### [WHAT IS BEING ASKED]
Make an exact copy of the records, with the images left out.

### [THE DATA]
########
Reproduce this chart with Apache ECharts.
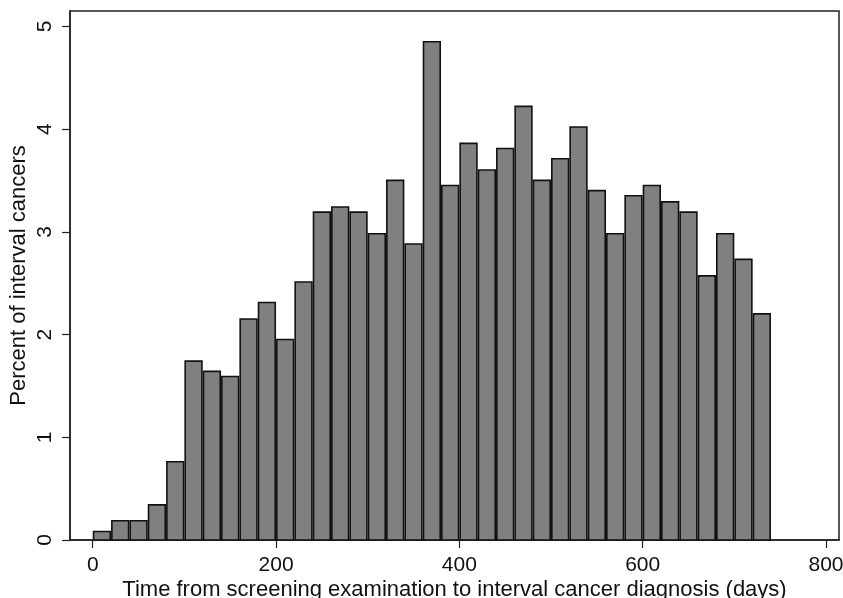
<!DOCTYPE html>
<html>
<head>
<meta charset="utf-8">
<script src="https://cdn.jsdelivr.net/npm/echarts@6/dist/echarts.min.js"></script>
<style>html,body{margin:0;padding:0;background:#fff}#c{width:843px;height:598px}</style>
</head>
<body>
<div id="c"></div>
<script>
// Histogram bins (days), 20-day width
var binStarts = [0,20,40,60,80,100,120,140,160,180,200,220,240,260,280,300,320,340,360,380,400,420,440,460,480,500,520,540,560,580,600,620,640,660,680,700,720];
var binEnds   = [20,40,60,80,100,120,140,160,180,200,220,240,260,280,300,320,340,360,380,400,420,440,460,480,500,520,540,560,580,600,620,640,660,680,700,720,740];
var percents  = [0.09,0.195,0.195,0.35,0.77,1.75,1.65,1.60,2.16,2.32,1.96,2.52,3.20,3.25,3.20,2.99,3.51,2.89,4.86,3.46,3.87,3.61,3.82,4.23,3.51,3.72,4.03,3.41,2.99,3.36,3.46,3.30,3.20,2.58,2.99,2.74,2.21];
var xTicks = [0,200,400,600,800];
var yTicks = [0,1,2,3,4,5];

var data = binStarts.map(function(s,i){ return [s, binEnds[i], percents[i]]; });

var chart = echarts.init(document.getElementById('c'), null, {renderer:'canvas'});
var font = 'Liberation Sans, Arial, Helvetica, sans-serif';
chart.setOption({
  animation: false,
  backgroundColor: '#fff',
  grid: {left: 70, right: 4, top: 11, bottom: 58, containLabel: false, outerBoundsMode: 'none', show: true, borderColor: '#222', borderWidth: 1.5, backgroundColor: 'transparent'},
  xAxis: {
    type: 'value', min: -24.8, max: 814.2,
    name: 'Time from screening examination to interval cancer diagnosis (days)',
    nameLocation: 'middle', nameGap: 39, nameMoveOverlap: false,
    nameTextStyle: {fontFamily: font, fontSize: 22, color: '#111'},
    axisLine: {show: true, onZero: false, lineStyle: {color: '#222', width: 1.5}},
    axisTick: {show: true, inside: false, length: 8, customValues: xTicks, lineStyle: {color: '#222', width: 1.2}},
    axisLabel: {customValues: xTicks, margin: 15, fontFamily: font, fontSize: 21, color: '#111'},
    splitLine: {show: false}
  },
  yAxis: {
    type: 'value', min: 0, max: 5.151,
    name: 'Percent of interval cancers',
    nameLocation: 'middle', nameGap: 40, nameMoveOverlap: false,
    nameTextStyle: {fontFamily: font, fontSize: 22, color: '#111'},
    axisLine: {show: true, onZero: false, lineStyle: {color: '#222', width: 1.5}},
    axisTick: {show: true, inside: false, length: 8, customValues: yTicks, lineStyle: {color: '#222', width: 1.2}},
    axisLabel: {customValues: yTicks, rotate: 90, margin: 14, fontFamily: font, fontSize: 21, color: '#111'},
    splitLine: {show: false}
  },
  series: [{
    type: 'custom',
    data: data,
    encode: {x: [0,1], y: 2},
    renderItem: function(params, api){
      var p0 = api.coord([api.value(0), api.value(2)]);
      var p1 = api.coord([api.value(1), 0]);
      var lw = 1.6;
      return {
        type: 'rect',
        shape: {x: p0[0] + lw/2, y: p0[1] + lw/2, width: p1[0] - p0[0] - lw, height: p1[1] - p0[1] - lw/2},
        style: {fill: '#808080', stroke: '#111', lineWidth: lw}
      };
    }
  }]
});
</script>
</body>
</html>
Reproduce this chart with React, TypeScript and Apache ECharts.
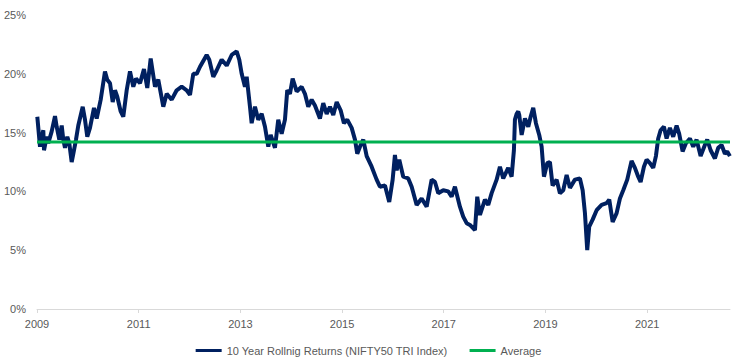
########
### [SOLUTION TO THIS EXERCISE]
Reproduce this chart with Apache ECharts.
<!DOCTYPE html>
<html>
<head>
<meta charset="utf-8">
<script src="https://cdn.jsdelivr.net/npm/echarts@6/dist/echarts.min.js"></script>
<style>html,body{margin:0;padding:0;background:#fff}#c{width:843px;height:598px}</style>
</head>
<body>
<div id="c"></div>
<script>
// Histogram bins (days), 20-day width
var binStarts = [0,20,40,60,80,100,120,140,160,180,200,220,240,260,280,300,320,340,360,380,400,420,440,460,480,500,520,540,560,580,600,620,640,660,680,700,720];
var binEnds   = [20,40,60,80,100,120,140,160,180,200,220,240,260,280,300,320,340,360,380,400,420,440,460,480,500,520,540,560,580,600,620,640,660,680,700,720,740];
var percents  = [0.09,0.195,0.195,0.35,0.77,1.75,1.65,1.60,2.16,2.32,1.96,2.52,3.20,3.25,3.20,2.99,3.51,2.89,4.86,3.46,3.87,3.61,3.82,4.23,3.51,3.72,4.03,3.41,2.99,3.36,3.46,3.30,3.20,2.58,2.99,2.74,2.21];
var xTicks = [0,200,400,600,800];
var yTicks = [0,1,2,3,4,5];

var data = binStarts.map(function(s,i){ return [s, binEnds[i], percents[i]]; });

var chart = echarts.init(document.getElementById('c'), null, {renderer:'canvas'});
var font = 'Liberation Sans, Arial, Helvetica, sans-serif';
chart.setOption({
  animation: false,
  backgroundColor: '#fff',
  grid: {left: 70, right: 4, top: 11, bottom: 58, containLabel: false, outerBoundsMode: 'none', show: true, borderColor: '#222', borderWidth: 1.5, backgroundColor: 'transparent'},
  xAxis: {
    type: 'value', min: -24.8, max: 814.2,
    name: 'Time from screening examination to interval cancer diagnosis (days)',
    nameLocation: 'middle', nameGap: 39, nameMoveOverlap: false,
    nameTextStyle: {fontFamily: font, fontSize: 22, color: '#111'},
    axisLine: {show: true, onZero: false, lineStyle: {color: '#222', width: 1.5}},
    axisTick: {show: true, inside: false, length: 8, customValues: xTicks, lineStyle: {color: '#222', width: 1.2}},
    axisLabel: {customValues: xTicks, margin: 15, fontFamily: font, fontSize: 21, color: '#111'},
    splitLine: {show: false}
  },
  yAxis: {
    type: 'value', min: 0, max: 5.151,
    name: 'Percent of interval cancers',
    nameLocation: 'middle', nameGap: 40, nameMoveOverlap: false,
    nameTextStyle: {fontFamily: font, fontSize: 22, color: '#111'},
    axisLine: {show: true, onZero: false, lineStyle: {color: '#222', width: 1.5}},
    axisTick: {show: true, inside: false, length: 8, customValues: yTicks, lineStyle: {color: '#222', width: 1.2}},
    axisLabel: {customValues: yTicks, rotate: 90, margin: 14, fontFamily: font, fontSize: 21, color: '#111'},
    splitLine: {show: false}
  },
  series: [{
    type: 'custom',
    data: data,
    encode: {x: [0,1], y: 2},
    renderItem: function(params, api){
      var p0 = api.coord([api.value(0), api.value(2)]);
      var p1 = api.coord([api.value(1), 0]);
      var lw = 1.6;
      return {
        type: 'rect',
        shape: {x: p0[0] + lw/2, y: p0[1] + lw/2, width: p1[0] - p0[0] - lw, height: p1[1] - p0[1] - lw/2},
        style: {fill: '#808080', stroke: '#111', lineWidth: lw}
      };
    }
  }]
});
</script>
</body>
</html>
Reproduce this chart with React, TypeScript and Apache ECharts.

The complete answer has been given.